In the prayer service, we will consider a Scripture from Psalm 119. We will begin our service with the hymn we have been learning this month, “Jesus, Thy Boundless Love to Me.”

In the sermon this Sunday, we will be looking at the final four verses of 1 Corinthians 14. It is exciting to be concluding another chapter, and to be on the cusp of the great truths of the “resurrection chapter,” 1 Corinthians 15. Still, there is great truth in the passage we will take up this Sunday. In it, we especially see the glories of how the Spirit works in believers to receive and recognize the Scriptures as the Word of God. This Sunday, as we gather together, come remembering that when you hear the Scriptures faithfully preached, you are hearing the very Word of God. You are hearing from God. My job is to be Christ’s spokesman to you. As I faithfully accomplish this, you are to fulfill your responsibility: recognize the preached Word to be God’s Word and submit in obedience to that Word. One ramification of this mindset is that we immediately see that the preaching of God’s Word is an act of worship, for as we hear preaching, we are attending to what God has said to us in devotion and submission.

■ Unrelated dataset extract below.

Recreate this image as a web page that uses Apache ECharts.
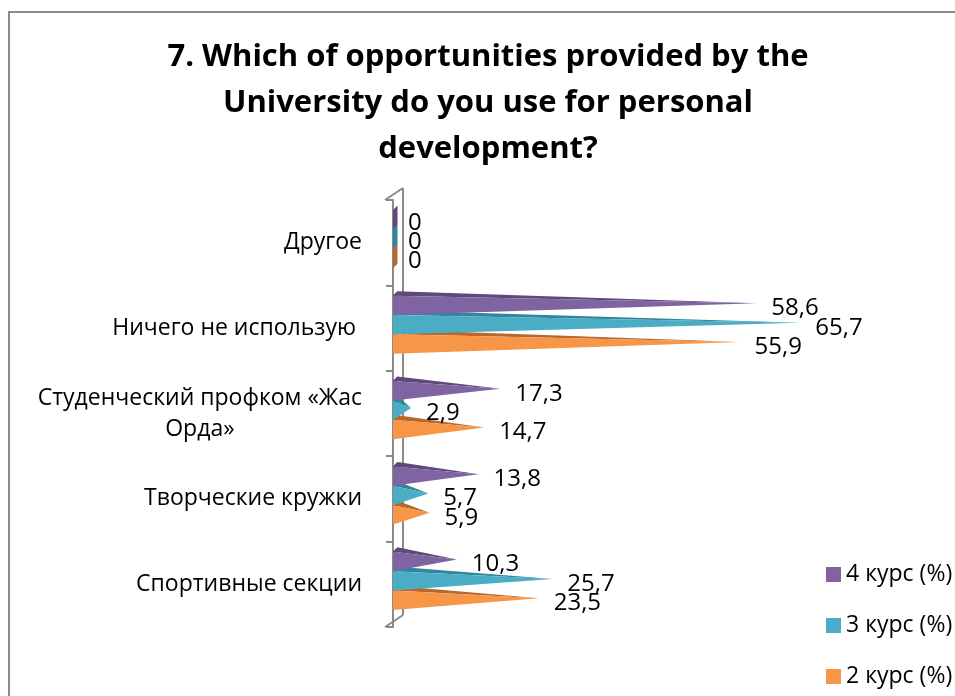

This is the service order for this coming Sunday:

Worship Service

Call to Worship: Psalm 7:17

Hymn 28 [Blue] Holy God, We Praise Thy Name This beautiful hymn of adoration to the Triune God is derived from the ancient Latin hymn known as the Te Deum. This hymn captures presents God highly enthroned in heaven receiving the worship of his people. As the hymnist describes the holy creatures, he eventually brings us to join with the glad praises of the Holy Trinity. At the same time, the hymn quietly teaches us the significance and authority of the apostles in Christ’s church, something taught in our passage this morning (1 Cor 14:37): “Lo, the apostolic train joins thy sacred name to hallow; prophets swell the glad refrain, and the white-robed martyrs follow; and, from morn to set of sun, thru the Church the song goes on.” Those who are true believers recognize and submit to the authority of Christ’s apostles, as their writings have been canonized in the Holy Scriptures, because they have written to us the very commands of Christ. What a joy it is to agree with their words, and to join them in their praises of Jesus, the Father, and the Holy Spirit.

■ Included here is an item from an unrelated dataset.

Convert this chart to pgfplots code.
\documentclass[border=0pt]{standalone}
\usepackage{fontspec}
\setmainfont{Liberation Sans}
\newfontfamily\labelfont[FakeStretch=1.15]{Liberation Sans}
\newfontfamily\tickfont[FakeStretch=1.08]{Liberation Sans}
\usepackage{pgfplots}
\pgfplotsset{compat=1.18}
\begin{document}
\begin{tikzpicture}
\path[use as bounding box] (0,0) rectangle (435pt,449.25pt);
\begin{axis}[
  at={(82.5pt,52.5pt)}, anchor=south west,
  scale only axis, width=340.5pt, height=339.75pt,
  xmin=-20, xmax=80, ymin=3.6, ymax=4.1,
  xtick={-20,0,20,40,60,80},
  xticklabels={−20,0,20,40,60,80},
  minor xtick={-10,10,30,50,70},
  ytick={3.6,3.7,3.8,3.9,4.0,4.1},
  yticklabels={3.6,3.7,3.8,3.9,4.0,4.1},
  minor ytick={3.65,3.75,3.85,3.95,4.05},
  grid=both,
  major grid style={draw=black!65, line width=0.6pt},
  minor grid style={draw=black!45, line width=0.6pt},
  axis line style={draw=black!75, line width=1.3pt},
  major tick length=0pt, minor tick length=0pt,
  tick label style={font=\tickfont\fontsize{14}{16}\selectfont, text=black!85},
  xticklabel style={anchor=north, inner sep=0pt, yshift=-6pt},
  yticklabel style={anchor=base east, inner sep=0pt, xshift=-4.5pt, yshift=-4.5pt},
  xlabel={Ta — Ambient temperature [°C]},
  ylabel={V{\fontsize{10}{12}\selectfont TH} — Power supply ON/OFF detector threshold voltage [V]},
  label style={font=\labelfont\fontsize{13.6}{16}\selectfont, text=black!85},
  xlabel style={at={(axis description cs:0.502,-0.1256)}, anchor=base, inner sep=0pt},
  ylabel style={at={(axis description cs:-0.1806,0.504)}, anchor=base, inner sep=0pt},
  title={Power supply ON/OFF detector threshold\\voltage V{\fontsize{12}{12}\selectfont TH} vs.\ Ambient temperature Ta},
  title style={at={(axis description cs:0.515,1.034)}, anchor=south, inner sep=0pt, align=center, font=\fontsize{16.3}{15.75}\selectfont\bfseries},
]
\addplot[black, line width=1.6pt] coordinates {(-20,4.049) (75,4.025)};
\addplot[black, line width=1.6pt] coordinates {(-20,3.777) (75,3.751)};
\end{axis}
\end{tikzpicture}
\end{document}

Congregational Reading: Psalm 7:1, 6-11

Doxology: Doxology, Red 437

Hymn 260 [Red] Jesus, Thy Blood and Righteousness

Hymn [Insert] O for a Thousand Tongues to Sing

Prayer

Offering

Scripture Reading: Job 14 & Mark 2:1-12

Hymn 338 [Red] A Mighty Fortress Is Our God

Sermon: The Commands of the Lord from 1 Corinthians 14:37-40

Hymn 172 [Blue] O Word of God Incarnate

Prayer

Benediction

In Sunday School, I will teach on the Family Life of Jonathan Edwards.